BEGIN Information supplied
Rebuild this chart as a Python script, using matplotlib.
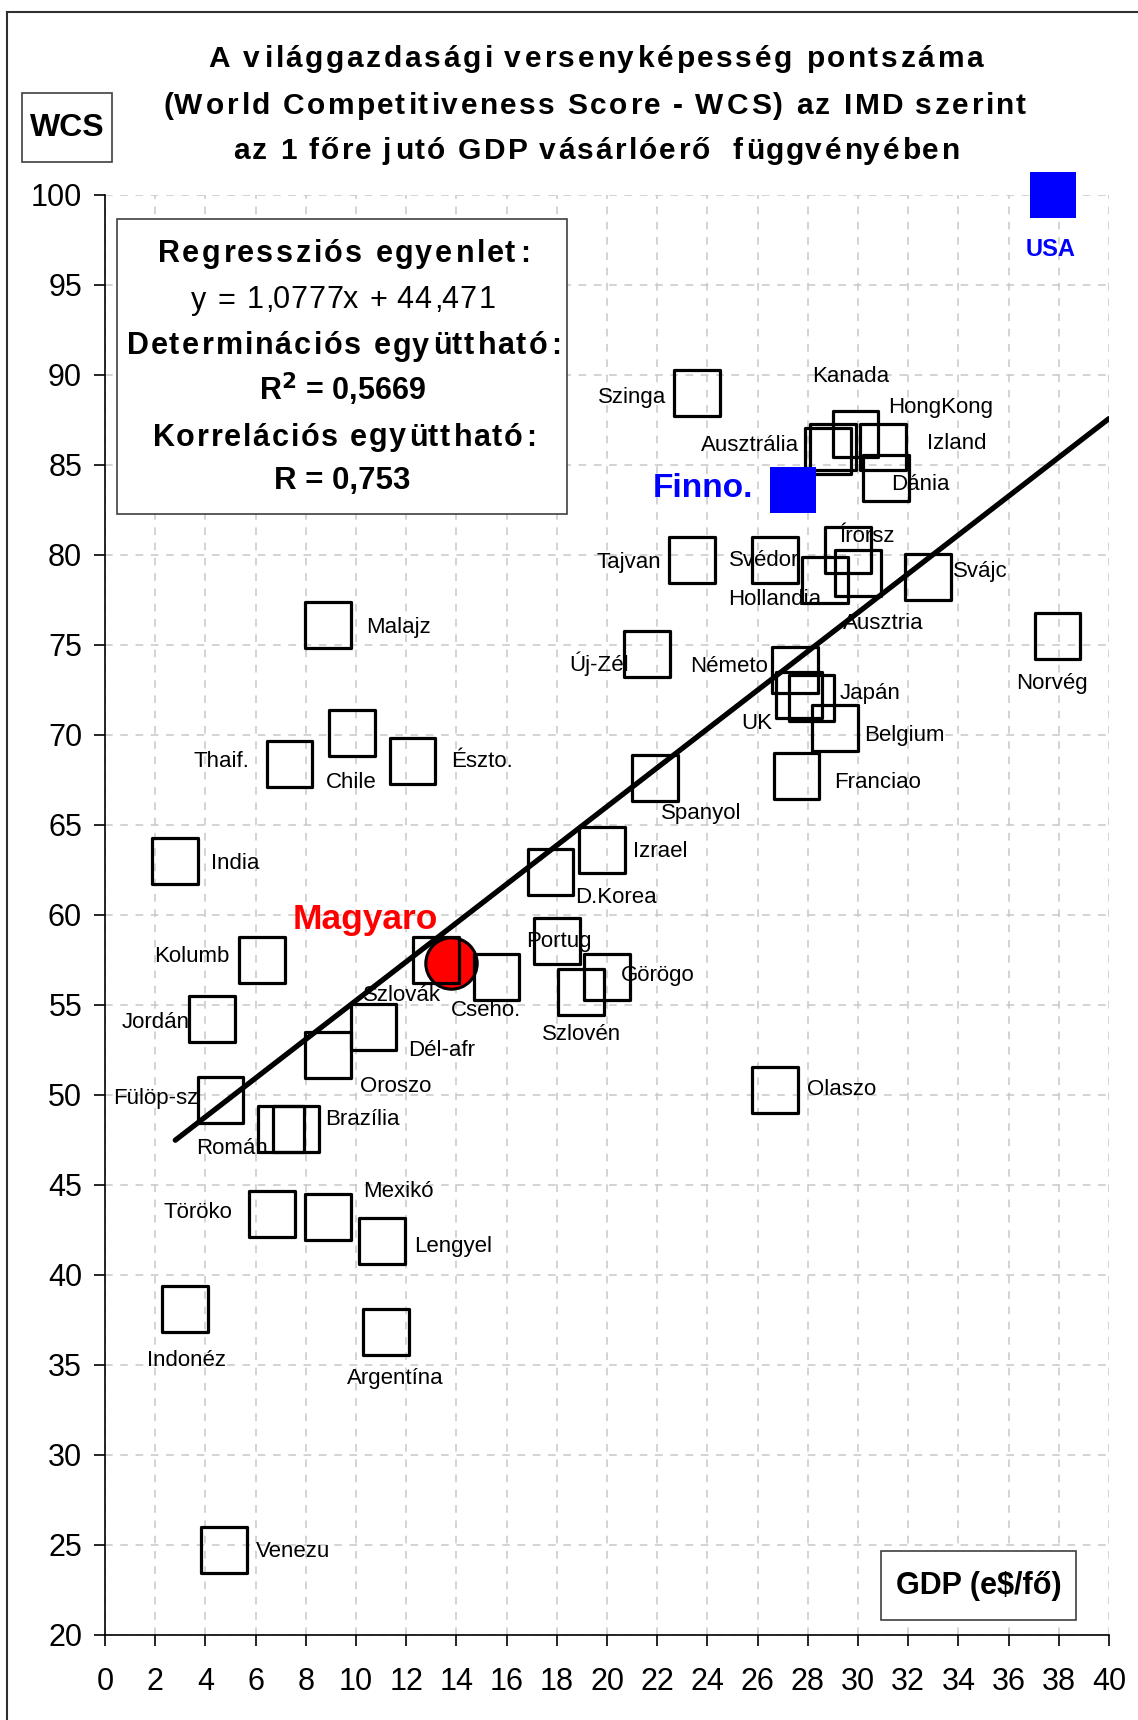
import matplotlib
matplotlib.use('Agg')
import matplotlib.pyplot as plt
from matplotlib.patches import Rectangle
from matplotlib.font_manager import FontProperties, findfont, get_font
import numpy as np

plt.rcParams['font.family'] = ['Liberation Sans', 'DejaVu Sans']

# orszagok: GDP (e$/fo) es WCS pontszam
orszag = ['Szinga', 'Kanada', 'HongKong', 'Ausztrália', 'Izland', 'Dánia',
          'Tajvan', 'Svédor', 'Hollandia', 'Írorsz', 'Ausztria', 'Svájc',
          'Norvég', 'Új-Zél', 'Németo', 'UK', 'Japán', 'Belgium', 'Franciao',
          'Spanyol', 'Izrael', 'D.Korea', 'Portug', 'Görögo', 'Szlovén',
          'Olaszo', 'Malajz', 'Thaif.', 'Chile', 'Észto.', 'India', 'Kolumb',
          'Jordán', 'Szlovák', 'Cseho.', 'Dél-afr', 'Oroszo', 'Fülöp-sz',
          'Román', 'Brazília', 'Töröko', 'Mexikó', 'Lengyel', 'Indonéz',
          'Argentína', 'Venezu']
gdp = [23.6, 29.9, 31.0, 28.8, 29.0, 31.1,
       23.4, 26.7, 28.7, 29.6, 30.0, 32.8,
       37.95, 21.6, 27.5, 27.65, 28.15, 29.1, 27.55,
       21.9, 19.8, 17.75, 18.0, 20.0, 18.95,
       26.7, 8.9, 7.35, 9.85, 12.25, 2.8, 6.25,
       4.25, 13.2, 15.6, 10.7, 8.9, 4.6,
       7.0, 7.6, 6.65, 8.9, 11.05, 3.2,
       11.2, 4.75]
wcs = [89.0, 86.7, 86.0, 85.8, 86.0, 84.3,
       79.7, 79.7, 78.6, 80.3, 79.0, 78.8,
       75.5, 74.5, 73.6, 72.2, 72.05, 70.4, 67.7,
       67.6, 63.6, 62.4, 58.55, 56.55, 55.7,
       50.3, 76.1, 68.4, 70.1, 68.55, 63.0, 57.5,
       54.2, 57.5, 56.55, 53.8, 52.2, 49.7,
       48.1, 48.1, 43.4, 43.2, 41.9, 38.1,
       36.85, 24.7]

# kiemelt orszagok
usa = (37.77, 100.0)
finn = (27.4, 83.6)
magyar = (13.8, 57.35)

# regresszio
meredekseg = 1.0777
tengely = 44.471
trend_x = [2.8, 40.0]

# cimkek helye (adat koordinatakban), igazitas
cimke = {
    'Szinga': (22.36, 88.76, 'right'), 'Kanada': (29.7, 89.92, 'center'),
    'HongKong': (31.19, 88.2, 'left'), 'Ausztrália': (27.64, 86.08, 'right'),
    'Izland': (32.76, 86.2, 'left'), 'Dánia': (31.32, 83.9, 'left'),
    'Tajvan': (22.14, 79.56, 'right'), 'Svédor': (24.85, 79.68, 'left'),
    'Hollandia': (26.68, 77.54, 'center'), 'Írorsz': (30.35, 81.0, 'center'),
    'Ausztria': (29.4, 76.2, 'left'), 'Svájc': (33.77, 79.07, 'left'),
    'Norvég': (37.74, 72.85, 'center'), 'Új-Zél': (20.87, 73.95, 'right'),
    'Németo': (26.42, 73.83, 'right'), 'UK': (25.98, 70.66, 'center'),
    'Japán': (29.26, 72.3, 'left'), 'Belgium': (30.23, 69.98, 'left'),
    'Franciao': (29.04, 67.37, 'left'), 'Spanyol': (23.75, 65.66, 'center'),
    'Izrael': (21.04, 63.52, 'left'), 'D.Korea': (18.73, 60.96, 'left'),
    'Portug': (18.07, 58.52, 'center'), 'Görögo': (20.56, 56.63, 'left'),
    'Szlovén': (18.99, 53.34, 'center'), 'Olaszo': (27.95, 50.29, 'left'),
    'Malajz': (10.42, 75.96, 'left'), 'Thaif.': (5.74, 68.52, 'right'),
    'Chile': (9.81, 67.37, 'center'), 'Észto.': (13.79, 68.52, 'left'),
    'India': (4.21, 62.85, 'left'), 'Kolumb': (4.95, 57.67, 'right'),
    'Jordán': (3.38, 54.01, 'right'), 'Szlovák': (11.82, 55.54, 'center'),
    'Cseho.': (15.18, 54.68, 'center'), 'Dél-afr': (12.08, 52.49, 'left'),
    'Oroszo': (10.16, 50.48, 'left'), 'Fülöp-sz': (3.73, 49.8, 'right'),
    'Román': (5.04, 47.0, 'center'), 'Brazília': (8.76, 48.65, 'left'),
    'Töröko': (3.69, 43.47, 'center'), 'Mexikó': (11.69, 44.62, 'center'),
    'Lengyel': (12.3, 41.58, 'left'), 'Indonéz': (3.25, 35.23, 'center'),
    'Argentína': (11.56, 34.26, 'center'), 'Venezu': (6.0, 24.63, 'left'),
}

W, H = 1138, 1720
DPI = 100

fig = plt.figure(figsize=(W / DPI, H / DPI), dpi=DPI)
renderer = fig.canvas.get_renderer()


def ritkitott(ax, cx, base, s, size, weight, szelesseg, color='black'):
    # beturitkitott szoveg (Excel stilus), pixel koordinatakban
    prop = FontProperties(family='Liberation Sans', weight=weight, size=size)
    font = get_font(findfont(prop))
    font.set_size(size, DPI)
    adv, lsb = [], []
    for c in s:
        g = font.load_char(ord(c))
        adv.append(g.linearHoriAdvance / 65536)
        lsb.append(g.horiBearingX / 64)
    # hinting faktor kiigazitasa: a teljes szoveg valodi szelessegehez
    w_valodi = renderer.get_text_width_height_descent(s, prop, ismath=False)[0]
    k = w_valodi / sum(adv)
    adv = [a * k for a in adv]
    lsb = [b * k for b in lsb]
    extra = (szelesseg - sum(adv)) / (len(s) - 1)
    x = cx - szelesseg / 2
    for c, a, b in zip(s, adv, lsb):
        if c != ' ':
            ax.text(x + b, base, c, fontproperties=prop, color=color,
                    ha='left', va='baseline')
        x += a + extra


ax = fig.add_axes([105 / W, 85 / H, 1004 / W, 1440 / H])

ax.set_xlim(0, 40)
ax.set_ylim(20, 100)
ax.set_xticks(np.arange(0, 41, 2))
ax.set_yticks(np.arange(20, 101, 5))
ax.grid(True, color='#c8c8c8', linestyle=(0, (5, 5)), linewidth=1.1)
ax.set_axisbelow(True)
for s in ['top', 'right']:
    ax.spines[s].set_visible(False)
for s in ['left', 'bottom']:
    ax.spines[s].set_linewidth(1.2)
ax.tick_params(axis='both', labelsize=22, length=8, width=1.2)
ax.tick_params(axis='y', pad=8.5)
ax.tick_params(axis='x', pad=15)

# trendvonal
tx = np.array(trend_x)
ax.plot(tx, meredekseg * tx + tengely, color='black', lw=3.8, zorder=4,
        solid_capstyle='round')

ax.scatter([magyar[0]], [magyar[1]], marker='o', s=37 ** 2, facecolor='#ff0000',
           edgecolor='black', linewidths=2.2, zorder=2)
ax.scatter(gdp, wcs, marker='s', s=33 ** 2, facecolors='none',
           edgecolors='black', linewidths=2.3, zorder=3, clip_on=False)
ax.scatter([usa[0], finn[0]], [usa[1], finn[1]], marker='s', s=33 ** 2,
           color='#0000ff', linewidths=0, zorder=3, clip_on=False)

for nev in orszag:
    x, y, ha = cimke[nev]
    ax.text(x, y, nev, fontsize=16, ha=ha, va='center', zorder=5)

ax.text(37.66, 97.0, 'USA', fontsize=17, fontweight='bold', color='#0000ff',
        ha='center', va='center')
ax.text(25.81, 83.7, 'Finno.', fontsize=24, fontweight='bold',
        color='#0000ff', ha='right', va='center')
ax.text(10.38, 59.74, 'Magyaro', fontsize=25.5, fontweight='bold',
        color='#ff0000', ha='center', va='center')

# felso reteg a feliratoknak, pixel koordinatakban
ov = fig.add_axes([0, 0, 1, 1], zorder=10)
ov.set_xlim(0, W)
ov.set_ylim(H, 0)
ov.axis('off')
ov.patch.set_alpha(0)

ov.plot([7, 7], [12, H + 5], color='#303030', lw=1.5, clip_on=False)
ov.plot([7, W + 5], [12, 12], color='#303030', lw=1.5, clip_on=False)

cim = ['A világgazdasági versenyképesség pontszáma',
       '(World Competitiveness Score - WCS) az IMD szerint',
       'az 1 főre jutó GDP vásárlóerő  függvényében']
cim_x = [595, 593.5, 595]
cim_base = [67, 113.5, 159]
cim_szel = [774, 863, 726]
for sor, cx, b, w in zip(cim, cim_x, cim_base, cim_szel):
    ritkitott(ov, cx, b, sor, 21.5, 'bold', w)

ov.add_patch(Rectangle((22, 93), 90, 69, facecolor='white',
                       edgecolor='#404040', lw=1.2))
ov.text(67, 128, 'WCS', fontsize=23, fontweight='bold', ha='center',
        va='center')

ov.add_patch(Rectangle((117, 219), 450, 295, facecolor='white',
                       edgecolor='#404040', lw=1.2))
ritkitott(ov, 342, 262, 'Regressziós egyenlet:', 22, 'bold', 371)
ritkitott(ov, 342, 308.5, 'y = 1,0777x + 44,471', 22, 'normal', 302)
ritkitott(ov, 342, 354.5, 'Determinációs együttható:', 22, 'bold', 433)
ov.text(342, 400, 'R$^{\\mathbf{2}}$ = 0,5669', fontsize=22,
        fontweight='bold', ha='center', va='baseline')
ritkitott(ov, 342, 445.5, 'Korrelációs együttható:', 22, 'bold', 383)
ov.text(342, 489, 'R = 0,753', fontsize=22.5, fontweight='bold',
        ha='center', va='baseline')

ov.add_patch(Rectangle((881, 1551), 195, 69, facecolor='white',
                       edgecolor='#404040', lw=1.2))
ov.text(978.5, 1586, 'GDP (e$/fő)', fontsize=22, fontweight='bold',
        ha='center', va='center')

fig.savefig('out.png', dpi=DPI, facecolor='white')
END Information supplied
What you should do: Reproduce the data above word for word from its first line through the line that holds "import numpy as np", both ends included; skip pictures.

Exercise response:
Rebuild this chart as a Python script, using matplotlib.
import matplotlib
matplotlib.use('Agg')
import matplotlib.pyplot as plt
from matplotlib.patches import Rectangle
from matplotlib.font_manager import FontProperties, findfont, get_font
import numpy as np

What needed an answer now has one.